I was wrenched right back to that feeling last week, when I heard Taylor Swift’s Out of the Woods, a driving electro pop paean to a fragile relationship, taken from her forthcoming album, 1989. A lot of attention has been paid to the song’s supposed connection to a fractious few months she spent with One Direction singer Harry Styles, but don’t let that distract you from its emotional weight. A beautiful, churning incantation, set delicately on that tipping point between casual fling and heartfelt romance.

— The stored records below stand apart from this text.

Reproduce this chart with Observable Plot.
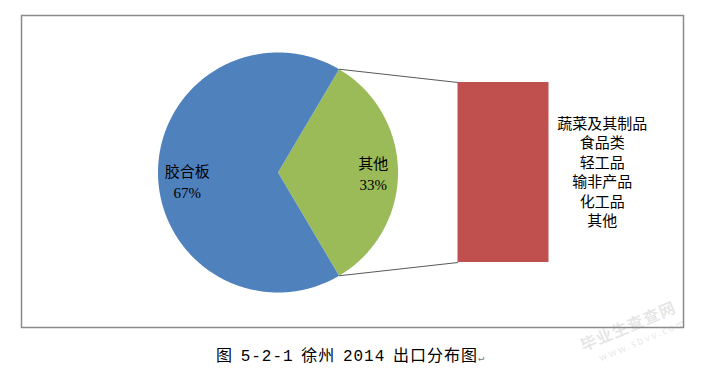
<!DOCTYPE html>
<html>
<head>
<meta charset="utf-8">
<script src="https://cdn.jsdelivr.net/npm/d3@7"></script>
<script src="https://cdn.jsdelivr.net/npm/@observablehq/plot@0.6"></script>
<style>
  html, body { margin: 0; padding: 0; background: #fff; }
  #wrap { position: relative; width: 706px; height: 375px; overflow: hidden; }
  #caption { position: absolute; left: 0; width: 700px; top: 342px; text-align: center;
    font-family: "Liberation Mono", "Noto Sans CJK SC", monospace; font-size: 16px; color: #000; letter-spacing: 1px; word-spacing: -3px; }
  #caption .ret { font-size: 10px; color: #777; letter-spacing: 0; }
  #wm { position: absolute; left: 576px; top: 334px; transform: rotate(-23deg); transform-origin: left top;
    font-family: "Noto Sans CJK SC", sans-serif; color: rgba(140,140,140,0.22); pointer-events: none; white-space: nowrap; }
</style>
</head>
<body>
<div id="wrap">
  <div id="chart"></div>
  <div id="caption">图 5-2-1 徐州 2014 出口分布图<span class="ret">↵</span></div>
</div>
<script>
// ---- data ----
const pieCategories = ["胶合板", "其他"];
const pieValues = [0.67, 0.33];
const pieColors = ["#4F81BD", "#9BBB59"];
const barItems = ["蔬菜及其制品", "食品类", "轻工品", "输非产品", "化工品", "其他"];
const barColor = "#C0504D";

// ---- layout (pixels) ----
const W = 706, H = 340;
const box = {left: 21, top: 15, right: 683, bottom: 327};
const CX = 277.5, CY = 172, R = 120; // pie centre & radius in px
const K = R; // px per unit

const xDomain = [(box.left - CX) / K, (box.right - CX) / K];
const yDomain = [(CY - box.bottom) / K, (CY - box.top) / K];

// pie geometry: "其他" slice centred on the right
const otherShare = pieValues[1];
const half = otherShare * Math.PI;
const slices = [];
const N = 180;
{
  const pts = [[0, 0]];
  for (let i = 0; i <= N; i++) {
    const a = -half + (2 * half) * i / N;
    pts.push([Math.cos(a), Math.sin(a)]);
  }
  pts.push([0, 0]);
  pts.forEach(([x, y]) => slices.push({cat: pieCategories[1], x, y}));
}
{
  const span = pieValues[0] * 2 * Math.PI;
  const pts = [[0, 0]];
  for (let i = 0; i <= N * 2; i++) {
    const a = half + span * i / (N * 2);
    pts.push([Math.cos(a), Math.sin(a)]);
  }
  pts.push([0, 0]);
  pts.forEach(([x, y]) => slices.push({cat: pieCategories[0], x, y}));
}

// bar for the "其他" breakdown
const barX1 = (457.5 - CX) / K, barX2 = (548.5 - CX) / K;
const barHalfH = 0.75;
const barScale = (2 * barHalfH) / otherShare;
const bar = [{x1: barX1, x2: barX2, y1: -otherShare * barScale / 2, y2: otherShare * barScale / 2}];

const leaders = [
  {x1: Math.cos(half), y1: Math.sin(half), x2: barX1, y2: bar[0].y2},
  {x1: Math.cos(-half), y1: Math.sin(-half), x2: barX1, y2: bar[0].y1}
];

const pieLabels = [
  {x: (186.7 - CX) / K, y: (CY - 171.7) / K, name: pieCategories[0], pct: Math.round(pieValues[0] * 100) + "%"},
  {x: (372.7 - CX) / K, y: (CY - 163.3) / K, name: pieCategories[1], pct: Math.round(pieValues[1] * 100) + "%"}
];
const listLabel = [{x: (601.7 - CX) / K, y: (CY - 170.6) / K, text: barItems.join("\n")}];

const serif = "'Liberation Serif', 'Noto Sans CJK SC', serif";
const cjk = "'Noto Sans CJK SC', sans-serif";

const chart = Plot.plot({
  width: W, height: H,
  marginLeft: box.left, marginTop: box.top, marginRight: W - box.right, marginBottom: H - box.bottom,
  x: {domain: xDomain, axis: null},
  y: {domain: yDomain, axis: null},
  color: {domain: pieCategories, range: pieColors},
  style: {fontFamily: serif, background: "#fff"},
  marks: [
    Plot.line(slices, {x: "x", y: "y", z: "cat", fill: "cat", stroke: "none", curve: "linear"}),
    Plot.link(leaders, {x1: "x1", y1: "y1", x2: "x2", y2: "y2", stroke: "#595959", strokeWidth: 1}),
    Plot.rect(bar, {x1: "x1", x2: "x2", y1: "y1", y2: "y2", fill: barColor}),
    Plot.text(pieLabels, {x: "x", y: "y", text: "name", fontSize: 15, fill: "#000", fontFamily: cjk}),
    Plot.text(pieLabels, {x: "x", y: "y", text: "pct", dy: 21, fontSize: 15, fill: "#000", fontFamily: serif}),
    Plot.text(listLabel, {x: "x", y: "y", text: "text", fontSize: 15, lineHeight: 1.3, fill: "#000", fontFamily: cjk}),
    Plot.frame({stroke: "#8a8a8a", strokeWidth: 1.5})
  ]
});
document.getElementById("chart").appendChild(chart);

const wm = document.createElement("div");
wm.id = "wm";
wm.innerHTML = '<div style="font-size:16px;font-weight:bold;letter-spacing:1px;">毕业生查查网</div><div style="font-size:10px;margin-left:12px;margin-top:-1px;letter-spacing:2px;">www.sbvv.com</div>';
document.getElementById("wrap").appendChild(wm);
</script>
</body>
</html>
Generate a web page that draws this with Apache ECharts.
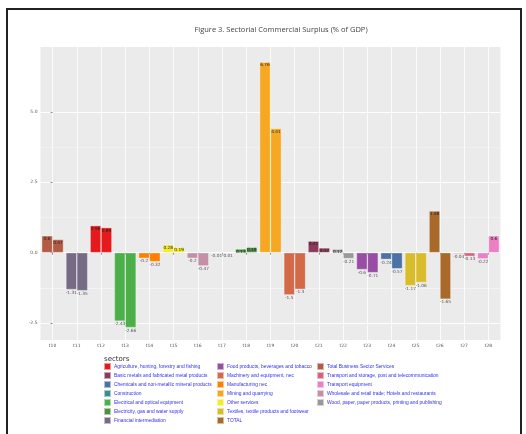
<!DOCTYPE html>
<html>
<head>
<meta charset="utf-8">
<script src="https://cdn.jsdelivr.net/npm/echarts@6/dist/echarts.min.js"></script>
<style>
html,body{margin:0;padding:0;background:#fff;}
#wrap{position:relative;width:526px;height:434px;overflow:hidden;}
#chart{position:absolute;left:0;top:0;width:526px;height:434px;}
#frame{position:absolute;left:6px;top:8px;width:512px;height:440px;border:2px solid #222;pointer-events:none;}
</style>
</head>
<body>
<div id="wrap"><div id="chart"></div><div id="frame"></div></div>
<script>
// ---- data ----
const title = 'Figure 3. Sectorial Commercial Surplus (% of GDP)';
const categories = ['t10','t11','t12','t13','t14','t15','t16','t17','t18','t19','t20','t21','t22','t23','t24','t25','t26','t27','t28'];
const yTickValues = [-2.5, 0, 2.5, 5];
// sectors in legend order
const sectors = [
  'Agriculture, hunting, forestry and fishing',
  'Basic metals and fabricated metal products',
  'Chemicals and non-metallic mineral products',
  'Construction',
  'Electrical and optical equipment',
  'Electricity, gas and water supply',
  'Financial intermediation',
  'Food products, beverages and tobacco',
  'Machinery and equipment, nec',
  'Manufacturing nec',
  'Mining and quarrying',
  'Other services',
  'Textiles, textile products and footwear',
  'TOTAL',
  'Total Business Sector Services',
  'Transport and storage, post and telecommunication',
  'Transport equipment',
  'Wholesale and retail trade; Hotels and restaurants',
  'Wood, paper, paper products, printing and publishing'
];
// category of each sector (index into categories)
const sectorCategory = [2, 11, 14, 7, 3, 8, 1, 13, 10, 4, 9, 5, 15, 16, 0, 17, 18, 6, 12];
// values per sector, first and second bar
const valuesFirst  = [0.96, 0.41, -0.24, -0.01, -2.43, 0.13, -1.31, -0.60, -1.50, -0.20, 6.76, 0.28, -1.17, 1.48, 0.60, -0.04, -0.22, -0.20, 0.12];
const valuesSecond = [0.89, 0.17, -0.57, -0.01, -2.66, 0.19, -1.35, -0.71, -1.30, -0.32, 4.41, 0.19, -1.06, -1.65, 0.47, -0.13, 0.60, -0.47, -0.21];
// colours (style)
const sectorColors = ['#E41A1C','#8B3A5C','#4A72A6','#3D8F8F','#4DAF4A','#4E8F45','#776A85','#984EA3','#D4694A','#FF7F00','#F7A823','#F3EC2E','#D9BC2B','#A9692A','#B25C45','#D9607E','#EC7FC4','#C68FA8','#999999'];

// ---- build ----
const chart = echarts.init(document.getElementById('chart'), null, {renderer:'canvas'});
const series = [];
function mkSeries(i, vals, stack) {
  const data = categories.map(() => '-');
  const v = vals[i];
  data[sectorCategory[i]] = {
    value: v,
    label: v >= 0
      ? {position: 'insideTop', distance: 1, color: '#222'}
      : {position: 'bottom', distance: 1, color: '#555'}
  };
  return {
    type: 'bar', name: sectors[i], stack: stack,
    xAxisIndex: 0, yAxisIndex: 0,
    barCategoryGap: '10%', barGap: '0%',
    itemStyle: {color: sectorColors[i], borderColor: 'rgba(255,255,255,0.55)', borderWidth: 0.6},
    label: {show: true, fontSize: 4.3, fontFamily: 'DejaVu Sans', formatter: p => String(p.value)},
    data: data
  };
}
sectors.forEach((s, i) => { series.push(mkSeries(i, valuesFirst, 'first')); });
sectors.forEach((s, i) => { series.push(mkSeries(i, valuesSecond, 'second')); });

const legendCommon = {
  orient: 'vertical', itemWidth: 7, itemHeight: 7, itemGap: 0, padding: 0, height: 70,
  icon: 'rect',
  textStyle: {fontSize: 4.9, lineHeight: 6, color: '#3030ee', fontFamily: 'Liberation Sans', padding: [0,0,0,-2]},
  selectedMode: false
};
const catIdx = categories.map((c, i) => i);

chart.setOption({
  animation: false,
  backgroundColor: 'transparent',
  title: [
    {text: title, left: 276, top: 21, textAlign: 'center',
     textStyle: {fontSize: 7.5, fontWeight: 'normal', color: '#444', fontFamily: 'Open Sans'}},
    {text: 'sectors', left: 99, top: 351,
     textStyle: {fontSize: 7, fontWeight: 'normal', color: '#333', fontFamily: 'DejaVu Sans'}}
  ],
  legend: [
    Object.assign({left: 103, top: 362, data: sectors.slice(0, 7)}, legendCommon),
    Object.assign({left: 216, top: 362, data: sectors.slice(7, 14)}, legendCommon),
    Object.assign({left: 316, top: 362, data: sectors.slice(14)}, legendCommon)
  ],
  grid: {left: 40.5, right: 25.5, top: 47, bottom: 94, show: true, backgroundColor: '#EBEBEB', borderWidth: 0},
  xAxis: [
    {type: 'category', data: categories,
     axisLine: {show: false},
     axisTick: {show: true, alignWithLabel: true, length: 2, lineStyle: {color: '#444', width: 0.6}},
     axisLabel: {fontSize: 4.5, color: '#555', margin: 3, fontFamily: 'DejaVu Sans'},
     splitLine: {show: false}},
    {type: 'value', min: -0.5, max: categories.length - 0.5, show: true,
     axisLine: {show: false}, axisLabel: {show: false},
     axisTick: {show: false, customValues: catIdx},
     splitLine: {show: true, lineStyle: {color: '#fff', width: 0.8}}}
  ],
  yAxis: [
    {type: 'value', min: -3.1, max: 7.3,
     axisLine: {show: false},
     axisTick: {show: true, length: 2, customValues: yTickValues, lineStyle: {color: '#444', width: 0.6}},
     axisLabel: {fontSize: 4.5, color: '#555', margin: 3, customValues: yTickValues,
                 fontFamily: 'DejaVu Sans', formatter: v => v.toFixed(1)},
     splitLine: {show: true, lineStyle: {color: '#fff', width: 0.9}}},
    {type: 'value', min: -3.1, max: 7.3, position: 'left',
     axisLine: {show: false}, axisLabel: {show: false},
     axisTick: {show: false, customValues: yTickValues.slice(0, -1).map(v => v + 1.25).concat([-1.25])},
     splitLine: {show: true, lineStyle: {color: '#f7f7f7', width: 0.5}}}
  ],
  series: series
});
</script>
</body>
</html>
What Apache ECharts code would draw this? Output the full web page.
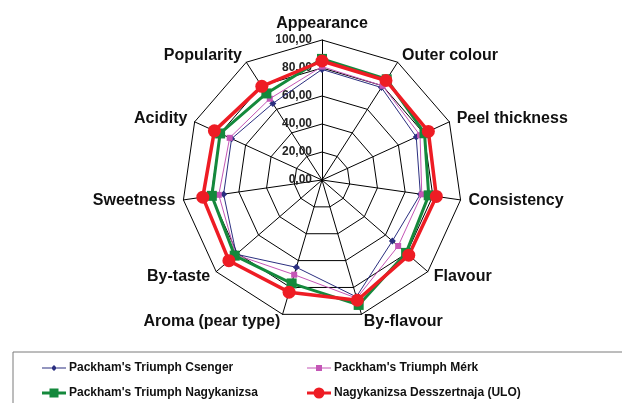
<!DOCTYPE html>
<html>
<head>
<meta charset="utf-8">
<script src="https://cdn.jsdelivr.net/npm/echarts@6/dist/echarts.min.js"></script>
<style>
  html, body { margin: 0; padding: 0; background: #fff; }
  #chart { width: 622px; height: 403px; }
</style>
</head>
<body>
<div id="chart"></div>
<script>
const indicators = ['Appearance', 'Outer colour', 'Peel thickness', 'Consistency', 'Flavour',
  'By-flavour', 'Aroma (pear type)', 'By-taste', 'Sweetness', 'Acidity', 'Popularity']
const seriesNames = ["Packham's Triumph Csenger", "Packham's Triumph Mérk",
  "Packham's Triumph Nagykanizsa", 'Nagykanizsa Desszertnaja (ULO)']
const csenger = [79, 78.5, 74, 71, 66.5, 87, 65, 81, 71, 71, 65]
const merk = [81, 80, 77, 72, 72, 88, 70.5, 81.5, 74.5, 72.5, 69]
const nagykanizsa = [86.5, 85.5, 80.5, 77, 79.5, 93, 77, 82.5, 79.5, 80, 73.5]
const ulo = [85, 84.5, 83.5, 82.5, 82, 89.5, 83.5, 88, 86, 84.5, 79.5]

const font = 'Liberation Sans, Arial, sans-serif'
const colors = ['#2b2f80', '#c456b6', '#14893c', '#ee1c24']

// echarts radar runs counter-clockwise, the reference runs clockwise
const order = [0].concat(indicators.map((_, i) => i).slice(1).reverse())
const clockwise = (arr) => order.map((i) => arr[i])

const chart = echarts.init(document.getElementById('chart'))

const icons = [
  'path://M0,2.5H9V3.5H0Z M15,2.5H24V3.5H15Z M12,0L15,3L12,6L9,3Z',
  'path://M0,2.5H9V3.5H0Z M15,2.5H24V3.5H15Z M9,0H15V6H9Z',
  'path://M0,3H8V6H0Z M16,3H24V6H16Z M7.5,0H16.5V9H7.5Z',
  'path://M0,4H8V7H0Z M16,4H24V7H16Z M6.5,5.5A5.5,5.5 0 1 1 17.5,5.5A5.5,5.5 0 1 1 6.5,5.5Z'
]
const iconHeights = [6, 6, 9, 11]
const legendPos = [[42, 362], [307, 362], [42, 387], [307, 387]]

chart.setOption({
  backgroundColor: '#fff',
  animation: false,
  color: colors,
  graphic: [{
    type: 'rect',
    shape: { x: 13, y: 352, width: 630, height: 70 },
    style: { fill: 'none', stroke: '#7a7a7a', lineWidth: 1 }
  }],
  legend: seriesNames.map((name, i) => ({
    data: [{ name, icon: icons[i] }],
    left: legendPos[i][0],
    top: legendPos[i][1],
    padding: 0,
    itemWidth: 24,
    itemHeight: iconHeights[i],
    itemGap: 3,
    textStyle: { fontFamily: font, fontSize: 12, fontWeight: 'bold', color: '#111', padding: [0, 0, 0, -2] }
  })),
  radar: {
    center: [322, 180],
    radius: 140,
    startAngle: 90,
    shape: 'polygon',
    splitNumber: 5,
    nameGap: 8,
    axisName: { color: '#111', fontFamily: font, fontSize: 16, fontWeight: 'bold' },
    splitArea: { show: false },
    splitLine: { lineStyle: { color: '#000', width: 1 } },
    axisLine: { lineStyle: { color: '#000', width: 1 } },
    axisLabel: { show: false },
    indicator: clockwise(indicators).map((name, i) => {
      const ind = { name, min: 0, max: 100 }
      if (i === 0) {
        ind.axisLabel = {
          show: true,
          color: '#222',
          fontFamily: font,
          fontSize: 12,
          fontWeight: 'bold',
          margin: 10,
          formatter: (v) => v.toFixed(2).replace('.', ',')
        }
      }
      return ind
    })
  },
  series: [
    {
      type: 'radar',
      data: [
        {
          name: seriesNames[0], value: clockwise(csenger), symbol: 'diamond', symbolSize: 7,
          itemStyle: { color: colors[0] }, lineStyle: { color: colors[0], width: 1 }
        },
        {
          name: seriesNames[1], value: clockwise(merk), symbol: 'rect', symbolSize: 6,
          itemStyle: { color: colors[1] }, lineStyle: { color: colors[1], width: 1 }
        },
        {
          name: seriesNames[2], value: clockwise(nagykanizsa), symbol: 'rect', symbolSize: 10,
          itemStyle: { color: colors[2] }, lineStyle: { color: colors[2], width: 3 }
        },
        {
          name: seriesNames[3], value: clockwise(ulo), symbol: 'circle', symbolSize: 13,
          itemStyle: { color: colors[3] }, lineStyle: { color: colors[3], width: 3.5 }
        }
      ]
    }
  ]
})
</script>
</body>
</html>
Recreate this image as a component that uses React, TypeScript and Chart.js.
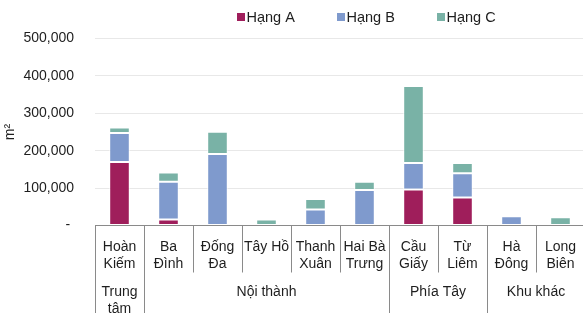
import React, { useEffect, useRef } from "react";
import { Chart, registerables } from "chart.js";

Chart.register(...registerables);

const categories: string[][] = [
  ["Hoàn", "Kiếm"],
  ["Ba", "Đình"],
  ["Đống", "Đa"],
  ["Tây Hồ"],
  ["Thanh", "Xuân"],
  ["Hai Bà", "Trưng"],
  ["Cầu", "Giấy"],
  ["Từ", "Liêm"],
  ["Hà", "Đông"],
  ["Long", "Biên"],
];

const groups = [
  { label: ["Trung", "tâm"], from: 0, to: 0 },
  { label: ["Nội thành"], from: 1, to: 5 },
  { label: ["Phía Tây"], from: 6, to: 7 },
  { label: ["Khu khác"], from: 8, to: 9 },
];

const seriesNames = ["Hạng A", "Hạng B", "Hạng C"];
const hangA = [170000, 16000, 0, 0, 0, 0, 96000, 75000, 0, 0];
const hangB = [77000, 101000, 191000, 0, 43000, 95000, 71000, 65000, 25000, 0];
const hangC = [15000, 25000, 60000, 16000, 28000, 22000, 206000, 27000, 0, 22000];
const seriesColors = ["#9F1E5B", "#7F9ACD", "#79B2A6"];

const yTicks = [0, 100000, 200000, 300000, 400000, 500000];
const yTitle = "m²";

const FONT = "Liberation Sans, Arial, sans-serif";
const TEXT = "#1e1e1e";
const LINE = "#8a8a8a";

const multiAxisPlugin = {
  id: "multiAxis",
  afterDraw(chart: any) {
    const ctx = chart.ctx;
    const xs = chart.scales.x;
    const n = categories.length;
    const cw = xs.width / n;
    const axisY = chart.chartArea.bottom;
    ctx.save();
    const groupBounds = new Set<number>();
    groups.forEach((g) => {
      groupBounds.add(g.from);
      groupBounds.add(g.to + 1);
    });
    ctx.strokeStyle = LINE;
    ctx.lineWidth = 1;
    for (let i = 0; i <= n; i++) {
      const x = Math.round(xs.left + i * cw) + 0.5;
      const yEnd = groupBounds.has(i) ? chart.height : axisY + 47;
      ctx.beginPath();
      ctx.moveTo(x, axisY);
      ctx.lineTo(x, yEnd);
      ctx.stroke();
    }
    ctx.fillStyle = TEXT;
    ctx.font = `14px ${FONT}`;
    ctx.textAlign = "center";
    ctx.textBaseline = "middle";
    categories.forEach((lines, i) => {
      const x = xs.getPixelForValue(i);
      lines.forEach((t, j) => ctx.fillText(t, x, axisY + 22 + j * 16.5));
    });
    groups.forEach((g) => {
      const x = (xs.getPixelForValue(g.from) + xs.getPixelForValue(g.to)) / 2;
      g.label.forEach((t, j) => ctx.fillText(t, x, axisY + 67 + j * 16.8));
    });
    const legendX = 237;
    const legendStep = 100;
    ctx.textAlign = "left";
    ctx.font = `14.5px ${FONT}`;
    chart.data.datasets.forEach((ds: any, i: number) => {
      const bx = legendX + i * legendStep;
      ctx.fillStyle = ds.backgroundColor;
      ctx.fillRect(bx, 13, 8, 8);
      ctx.fillStyle = TEXT;
      ctx.fillText(ds.label, bx + 9.5, 17.5);
    });
    ctx.restore();
  },
};

export default function App() {
  const ref = useRef<HTMLCanvasElement | null>(null);
  useEffect(() => {
    if (!ref.current) return;
    const data = [hangA, hangB, hangC];
    const chart = new Chart(ref.current, {
      type: "bar",
      data: {
        labels: categories.map((c) => c.join(" ")),
        datasets: data.map((d, i) => ({
          label: seriesNames[i],
          data: d,
          backgroundColor: seriesColors[i],
          borderColor: "rgba(255,255,255,0.75)",
          borderWidth: 1,
          borderSkipped: false,
          barPercentage: 0.42,
          categoryPercentage: 1,
        })),
      },
      options: {
        responsive: false,
        animation: false,
        devicePixelRatio: 1,
        layout: { padding: { top: 38.5, right: 5, left: 0, bottom: 0 } },
        plugins: { legend: { display: false }, tooltip: { enabled: false } },
        scales: {
          x: {
            stacked: true,
            grid: { display: false },
            ticks: { display: false },
            border: { display: true, color: LINE, width: 1 },
            afterFit: (s: any) => {
              s.height = 87.5;
            },
          },
          y: {
            stacked: true,
            min: yTicks[0],
            max: yTicks[yTicks.length - 1],
            afterBuildTicks: (s: any) => {
              s.ticks = yTicks.map((v) => ({ value: v }));
            },
            grid: { color: "#e8e8e8", drawTicks: false, lineWidth: 1 },
            border: { display: false },
            ticks: {
              padding: 21,
              color: TEXT,
              font: { family: FONT, size: 14 },
              callback: (v: any) => (Number(v) === 0 ? "- " : Number(v).toLocaleString("en-US")),
            },
            title: {
              display: true,
              text: yTitle,
              color: TEXT,
              font: { family: FONT, size: 14 },
              padding: { top: 2, bottom: 0 },
            },
            afterFit: (s: any) => {
              s.width = 95;
            },
          },
        },
      },
      plugins: [multiAxisPlugin],
    });
    return () => chart.destroy();
  }, []);
  return (
    <div style={{ position: "absolute", left: 0, top: 0, width: 583, height: 313, overflow: "hidden", background: "#fff" }}>
      <canvas ref={ref} width={590} height={313} style={{ width: 590, height: 313, display: "block" }} />
    </div>
  );
}
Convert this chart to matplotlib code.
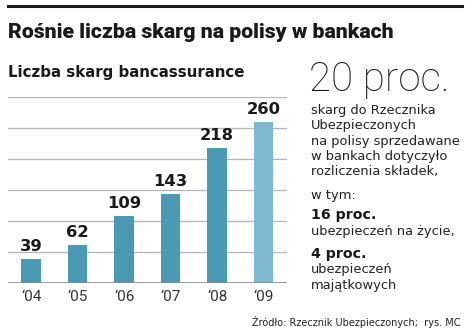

Songs that truly explore this emotionally exhausting liminal zone are comparatively rare – there are plenty about unrequited lust, the first rush of love, or the pain of splitting up – but fewer talk about the moments in between, and those faltering steps toward something resembling commitment.
Lily Allen has been here too, skulking with her usual downbeat insouciance, through the twentysomething relationship quagmire on Who’d Have Known, a song about the shaky grounds of unofficial co-habitation. “Are you mine? Are you mine?” she asks, “Cos I stay here all the time.” The song ends in cautious optimism, the best you can ever hope for at this stage: “You told your friends/ They all know that we exist/ But we’re taking it slow/ Let’s just see how we go.” There’s also the Sugababes’ wilting anthem, Caught in a Moment, which is all about the moment of release, “I’m waiting on the edge. Uncut my soul.”
At the end, there is a sense of self-awareness. The drama was somehow part of the appeal, it is consciously overblown. It sounds as if Swift is just nostalgic for that transitory phase – a stage that is fleeting, but that has to be fleeting, otherwise it would drive all involved mad. A stage that no couple forgets. It is where really great pop music lives; the very edge of happiness.
I am in my 40s now and married, but there is still something in this song that speaks to me. Because I think if you love someone, you’re always vulnerable and there is always uncertainty. So, sorry Taylor, the truth is, you’re never really out of the woods. You’re never in the clear. And that’s a good thing.